The cost of using the IC as the reference method was lower than other reference methods. Besides, the accuracy was good which reached the request. In a word, IC method can be applied to the standardization and traceability of serum chloride, which can provide effective way for the determination of routine testing to the reference method.

Measurement uncertainty

The measurement uncertainty of the proposed method is strictly evaluated according to the evaluation procedure of measurement uncertainty which were established on Guide to the Expression of Uncertainty in Measurement (GUM, 1999). When evaluating the calibration and measurement capability (CMC), the different mole concentrations of samples were detected, and their measurement uncertainty was evaluated. With the mole concentration from low to high, the uncertainty of measurement was descending. According to the China National Accreditation Service for Conformity Assessment standard CNAS‐GL 37 “Guidance on Expression of Calibration and Measurement Capability (CMC),” the measurement range of chloride was 78.9‐129.4 mmol/L, which corresponds to the expanded uncertainty was 0.70%‐0.50%, respectively.

Robustness

The proposed IC method has been applied to the determination of chloride in human serum for more than 5 years. During that time, more than 1000 serum specimens have been determined by ion chromatography, fortunately, we have not encountered obvious suppressor injury or column contamination, which leads to the decrease of chromatographic resolutions, and the results are inaccuracy. This phenomenon could be related to a dilution of 500 times with Milli‐Q water makes the organic content in the serum specimen very low, which is not enough to cause suppressor injury and column contamination.
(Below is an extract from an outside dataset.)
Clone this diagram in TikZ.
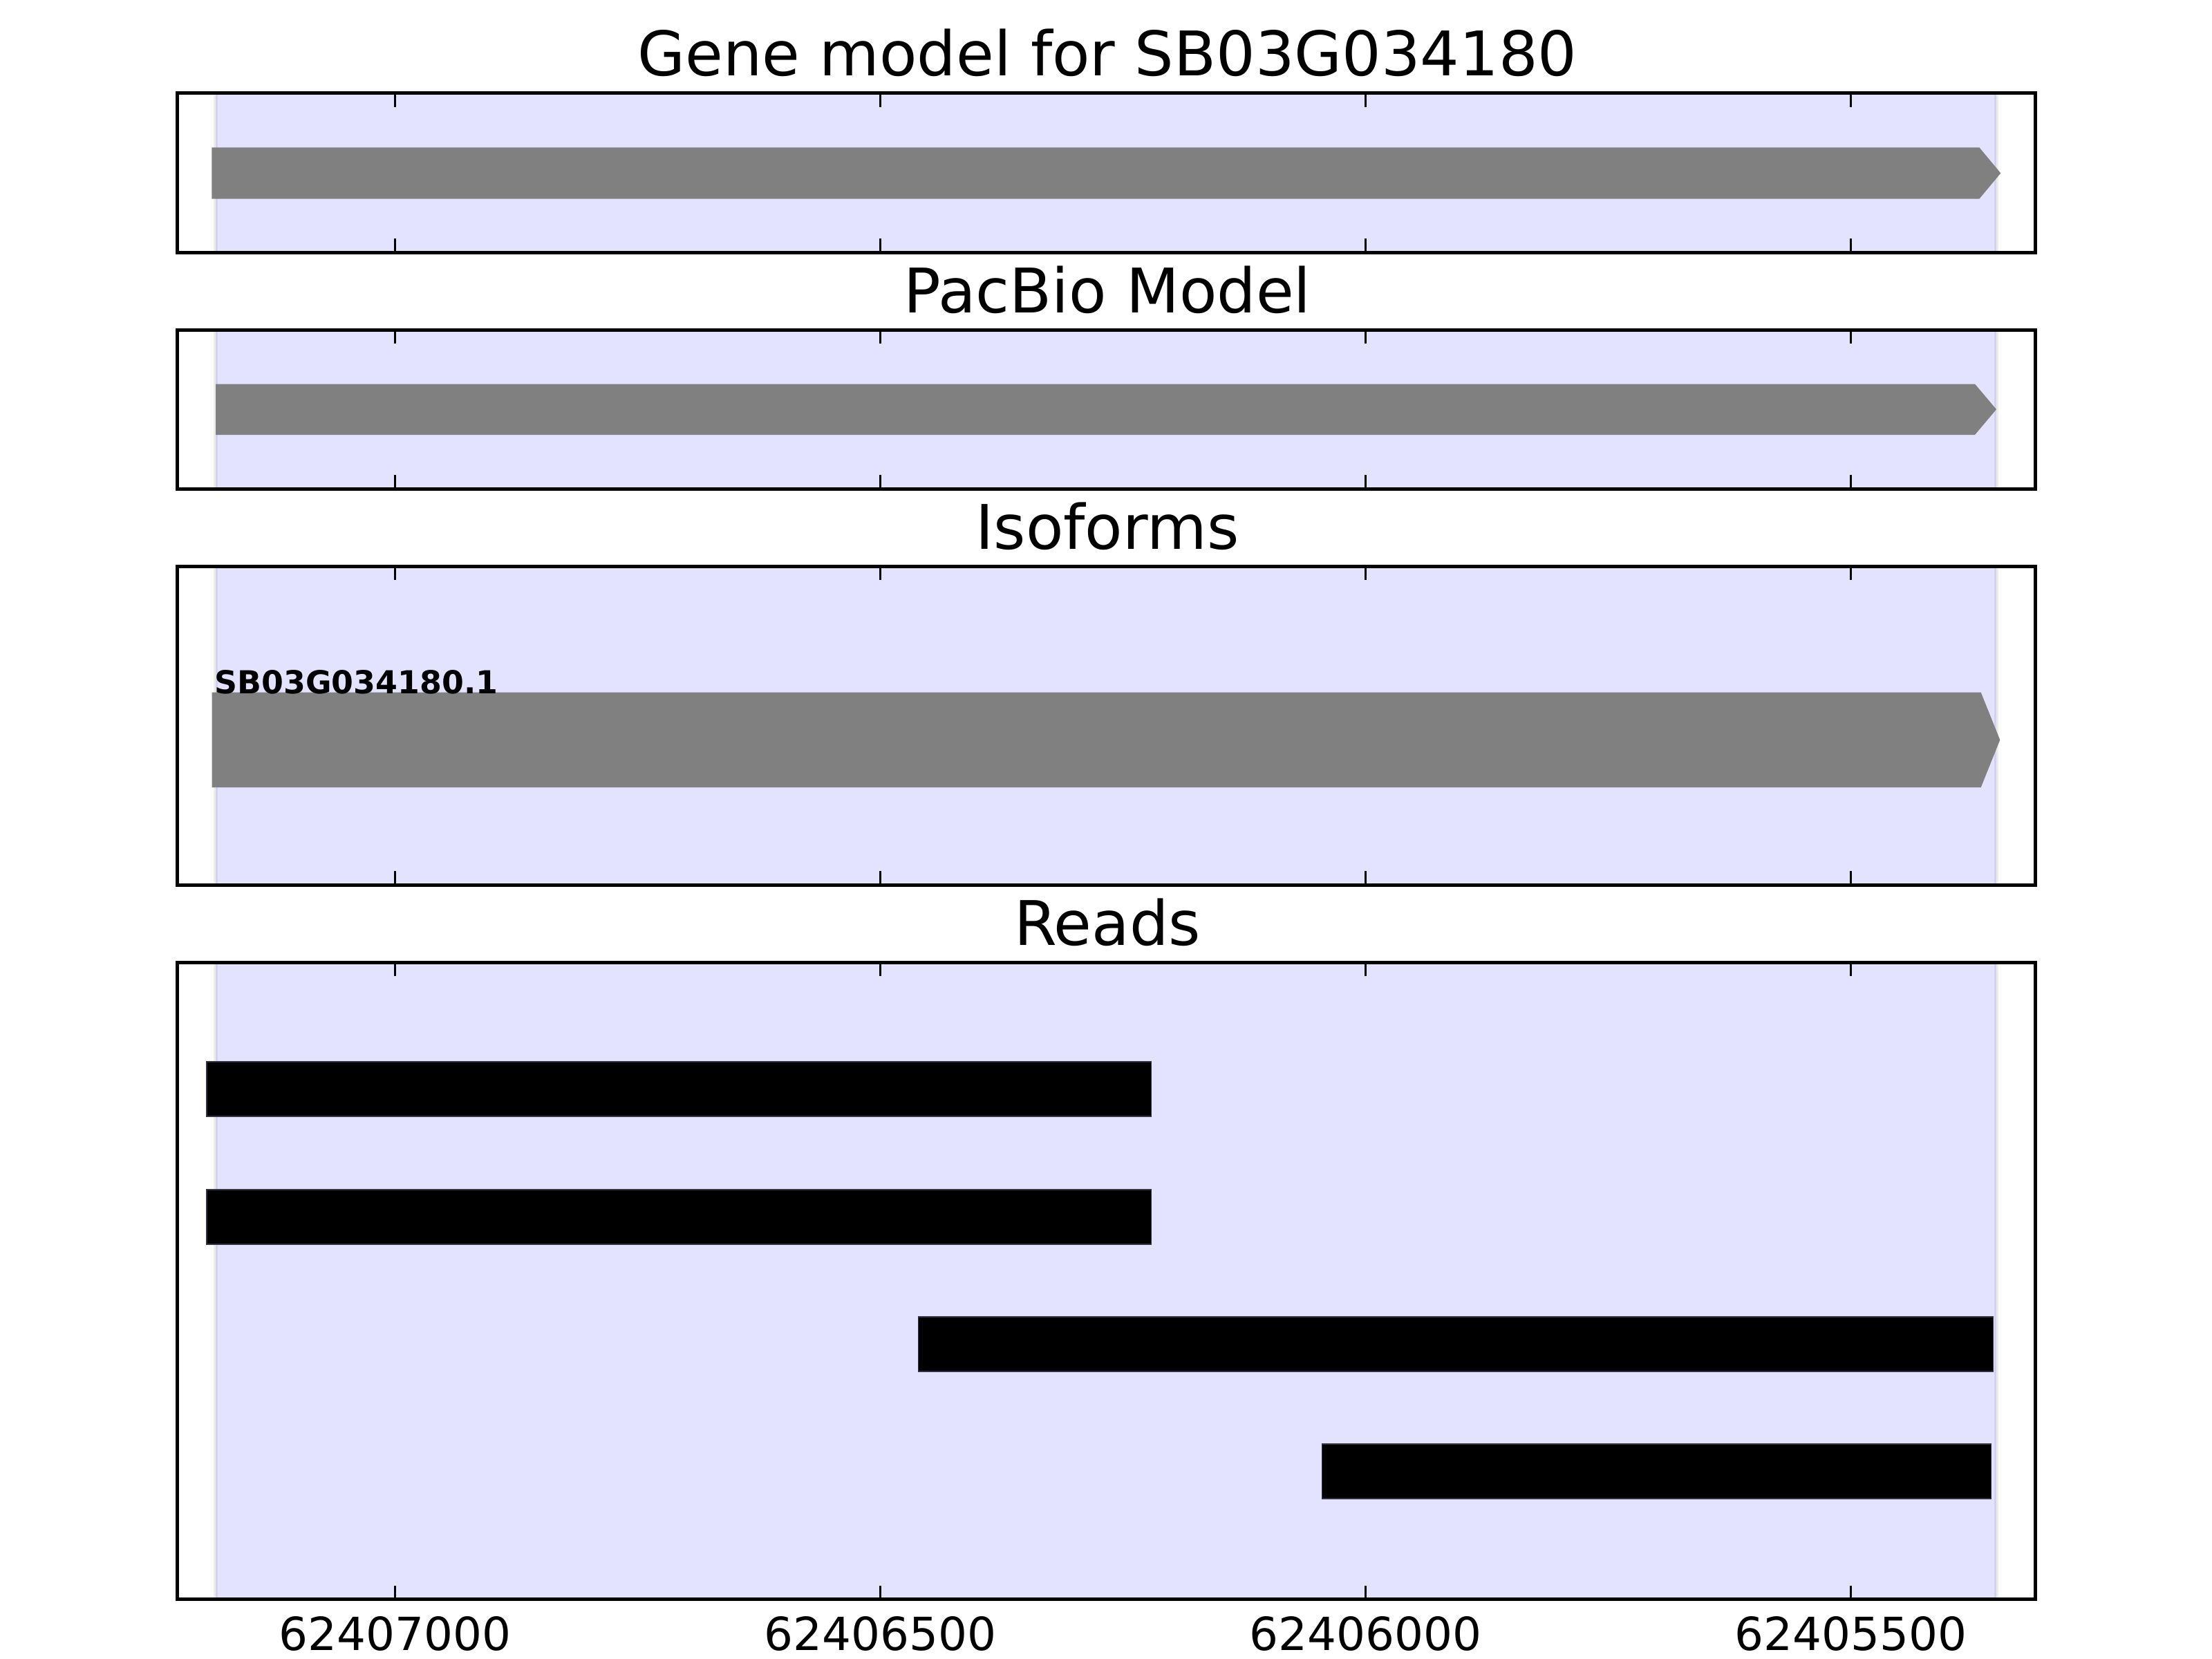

In fact, the same ion chromatography system was used throughout this work without replacing the suppressor or analytical column since year 2013.

CONCLUSION

The IC method can precisely measure the concentration of chloride in human serum. The sample pretreatment procedure is simple, the detection is sensitive, and the analysis process is easy. From the precision, accuracy and recovery experiments mentioned above, IC has more practical value in traceability process and principally considered as a candidate reference methodology, comparable to ICP‐MS or ICP‐OES. At the stage of the work, the good results revealed that IC can be recommended as the candidate reference method for the determination of chloride in human serum.